> **YOUR TASK**
Scan the records for the word "this". Copy each line that includes it.

> **PROVIDED INFORMATION**
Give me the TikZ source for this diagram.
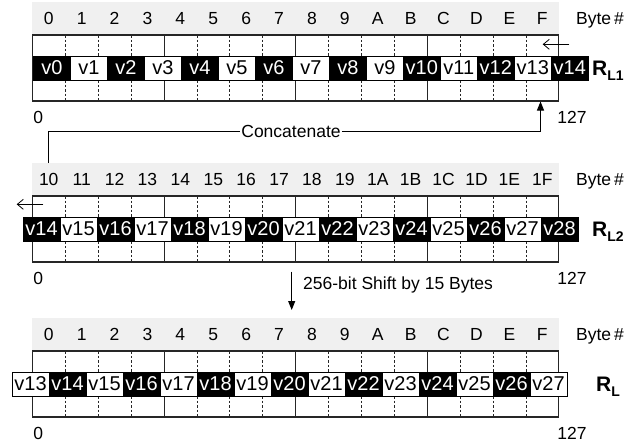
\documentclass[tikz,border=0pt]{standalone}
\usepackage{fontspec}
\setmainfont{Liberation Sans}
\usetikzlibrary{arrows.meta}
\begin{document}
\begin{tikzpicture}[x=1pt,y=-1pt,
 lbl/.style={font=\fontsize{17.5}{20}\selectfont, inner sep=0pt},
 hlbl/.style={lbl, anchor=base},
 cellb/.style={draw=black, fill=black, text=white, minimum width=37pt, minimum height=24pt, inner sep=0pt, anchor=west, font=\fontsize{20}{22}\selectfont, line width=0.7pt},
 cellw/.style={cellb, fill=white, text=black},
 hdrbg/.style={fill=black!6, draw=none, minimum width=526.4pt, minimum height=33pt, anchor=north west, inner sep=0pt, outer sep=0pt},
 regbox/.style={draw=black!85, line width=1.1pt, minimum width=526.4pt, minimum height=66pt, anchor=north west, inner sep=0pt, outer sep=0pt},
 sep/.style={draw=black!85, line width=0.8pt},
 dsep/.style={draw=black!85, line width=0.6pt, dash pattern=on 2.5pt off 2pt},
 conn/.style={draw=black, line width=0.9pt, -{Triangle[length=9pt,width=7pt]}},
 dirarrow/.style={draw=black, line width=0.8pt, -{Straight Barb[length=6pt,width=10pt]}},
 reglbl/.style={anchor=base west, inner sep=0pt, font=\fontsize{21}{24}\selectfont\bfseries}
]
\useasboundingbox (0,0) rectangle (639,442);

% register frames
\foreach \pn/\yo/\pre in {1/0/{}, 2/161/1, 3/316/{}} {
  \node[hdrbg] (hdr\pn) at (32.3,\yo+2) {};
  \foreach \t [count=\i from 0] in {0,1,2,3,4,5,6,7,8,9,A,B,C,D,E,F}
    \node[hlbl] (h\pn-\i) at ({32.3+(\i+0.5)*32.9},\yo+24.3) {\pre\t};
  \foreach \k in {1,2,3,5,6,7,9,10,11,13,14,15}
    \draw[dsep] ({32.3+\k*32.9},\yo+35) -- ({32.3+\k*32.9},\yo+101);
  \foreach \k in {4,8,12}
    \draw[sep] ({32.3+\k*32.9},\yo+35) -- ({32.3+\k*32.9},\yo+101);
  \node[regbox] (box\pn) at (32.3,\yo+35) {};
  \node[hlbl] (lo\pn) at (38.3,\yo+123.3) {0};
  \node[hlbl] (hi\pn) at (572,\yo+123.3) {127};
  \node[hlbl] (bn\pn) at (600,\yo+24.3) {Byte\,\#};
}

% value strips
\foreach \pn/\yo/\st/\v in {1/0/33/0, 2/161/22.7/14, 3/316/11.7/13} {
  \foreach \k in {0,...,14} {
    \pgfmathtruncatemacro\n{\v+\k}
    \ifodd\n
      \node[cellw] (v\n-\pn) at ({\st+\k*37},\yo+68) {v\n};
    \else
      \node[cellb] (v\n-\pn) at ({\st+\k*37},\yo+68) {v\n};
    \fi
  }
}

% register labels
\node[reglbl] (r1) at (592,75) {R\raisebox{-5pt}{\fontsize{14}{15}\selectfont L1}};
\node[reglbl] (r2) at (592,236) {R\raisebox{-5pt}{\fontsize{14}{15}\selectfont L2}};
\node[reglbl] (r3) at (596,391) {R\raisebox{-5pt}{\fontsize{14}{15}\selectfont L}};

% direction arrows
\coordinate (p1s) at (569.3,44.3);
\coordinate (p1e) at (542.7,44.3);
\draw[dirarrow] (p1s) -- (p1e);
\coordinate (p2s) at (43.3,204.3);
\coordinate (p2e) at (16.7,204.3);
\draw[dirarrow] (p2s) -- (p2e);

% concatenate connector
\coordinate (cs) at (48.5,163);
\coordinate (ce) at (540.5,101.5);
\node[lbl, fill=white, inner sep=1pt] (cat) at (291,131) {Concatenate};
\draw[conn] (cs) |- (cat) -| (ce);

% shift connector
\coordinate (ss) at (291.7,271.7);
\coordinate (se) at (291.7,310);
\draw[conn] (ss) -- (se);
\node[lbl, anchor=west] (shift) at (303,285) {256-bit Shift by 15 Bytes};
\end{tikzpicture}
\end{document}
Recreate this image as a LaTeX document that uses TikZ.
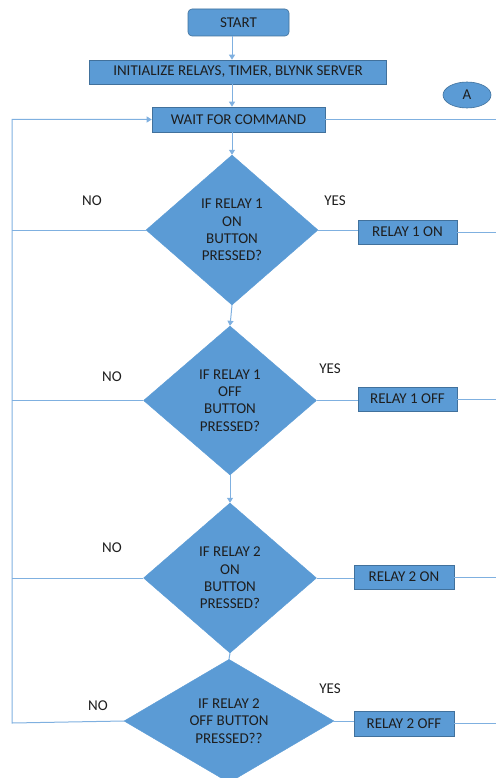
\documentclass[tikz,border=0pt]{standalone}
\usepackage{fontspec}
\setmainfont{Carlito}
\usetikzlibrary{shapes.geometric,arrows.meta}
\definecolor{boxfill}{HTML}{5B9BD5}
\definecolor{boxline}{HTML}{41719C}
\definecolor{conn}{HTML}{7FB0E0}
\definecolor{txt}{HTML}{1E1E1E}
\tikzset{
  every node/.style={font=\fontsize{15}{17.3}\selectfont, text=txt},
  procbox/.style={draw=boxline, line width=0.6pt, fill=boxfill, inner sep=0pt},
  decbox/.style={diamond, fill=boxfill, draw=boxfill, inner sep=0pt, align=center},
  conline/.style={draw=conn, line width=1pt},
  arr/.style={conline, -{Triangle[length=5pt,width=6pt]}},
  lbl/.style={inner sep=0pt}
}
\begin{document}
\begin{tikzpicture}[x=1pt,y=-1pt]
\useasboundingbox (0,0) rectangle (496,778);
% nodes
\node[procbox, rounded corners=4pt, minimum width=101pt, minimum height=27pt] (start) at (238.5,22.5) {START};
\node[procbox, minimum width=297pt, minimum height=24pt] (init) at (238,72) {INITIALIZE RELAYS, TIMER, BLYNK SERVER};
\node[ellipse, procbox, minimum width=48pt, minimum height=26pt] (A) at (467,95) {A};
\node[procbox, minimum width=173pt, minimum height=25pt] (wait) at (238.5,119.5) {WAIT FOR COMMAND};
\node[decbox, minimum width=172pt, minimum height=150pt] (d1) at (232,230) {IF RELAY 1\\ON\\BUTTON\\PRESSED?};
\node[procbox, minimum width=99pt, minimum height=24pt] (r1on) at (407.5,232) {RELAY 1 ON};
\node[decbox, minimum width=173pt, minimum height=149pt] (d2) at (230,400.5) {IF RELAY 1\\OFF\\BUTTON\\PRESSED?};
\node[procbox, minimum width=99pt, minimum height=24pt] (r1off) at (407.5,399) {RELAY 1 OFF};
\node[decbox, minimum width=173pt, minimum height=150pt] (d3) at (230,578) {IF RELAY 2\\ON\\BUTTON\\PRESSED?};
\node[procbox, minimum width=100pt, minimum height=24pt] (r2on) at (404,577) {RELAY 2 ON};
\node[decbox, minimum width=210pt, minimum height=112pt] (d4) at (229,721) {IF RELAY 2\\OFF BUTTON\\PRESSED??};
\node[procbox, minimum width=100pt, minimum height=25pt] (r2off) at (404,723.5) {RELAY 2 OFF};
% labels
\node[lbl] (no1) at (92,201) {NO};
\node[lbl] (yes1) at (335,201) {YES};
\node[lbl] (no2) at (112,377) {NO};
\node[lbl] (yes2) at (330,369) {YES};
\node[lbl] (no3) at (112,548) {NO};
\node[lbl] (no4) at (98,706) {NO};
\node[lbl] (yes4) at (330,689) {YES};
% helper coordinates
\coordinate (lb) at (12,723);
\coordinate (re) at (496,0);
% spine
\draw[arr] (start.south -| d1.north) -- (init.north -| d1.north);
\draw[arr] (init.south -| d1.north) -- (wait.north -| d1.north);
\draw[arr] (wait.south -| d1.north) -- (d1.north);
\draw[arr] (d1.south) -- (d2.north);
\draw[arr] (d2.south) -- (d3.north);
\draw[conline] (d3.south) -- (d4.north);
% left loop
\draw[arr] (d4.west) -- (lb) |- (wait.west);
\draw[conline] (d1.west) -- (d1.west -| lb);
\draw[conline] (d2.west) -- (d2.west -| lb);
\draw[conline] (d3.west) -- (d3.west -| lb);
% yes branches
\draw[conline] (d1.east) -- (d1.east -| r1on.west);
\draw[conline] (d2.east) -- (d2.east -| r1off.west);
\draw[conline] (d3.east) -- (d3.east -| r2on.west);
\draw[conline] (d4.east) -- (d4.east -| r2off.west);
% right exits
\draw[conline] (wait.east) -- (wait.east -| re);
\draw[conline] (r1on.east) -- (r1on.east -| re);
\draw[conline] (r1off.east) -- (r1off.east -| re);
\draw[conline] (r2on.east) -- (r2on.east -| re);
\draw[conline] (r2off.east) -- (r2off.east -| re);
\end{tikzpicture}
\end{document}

> **TASK RESULT**
Give me the TikZ source for this diagram.
Recreate this image as a LaTeX document that uses TikZ.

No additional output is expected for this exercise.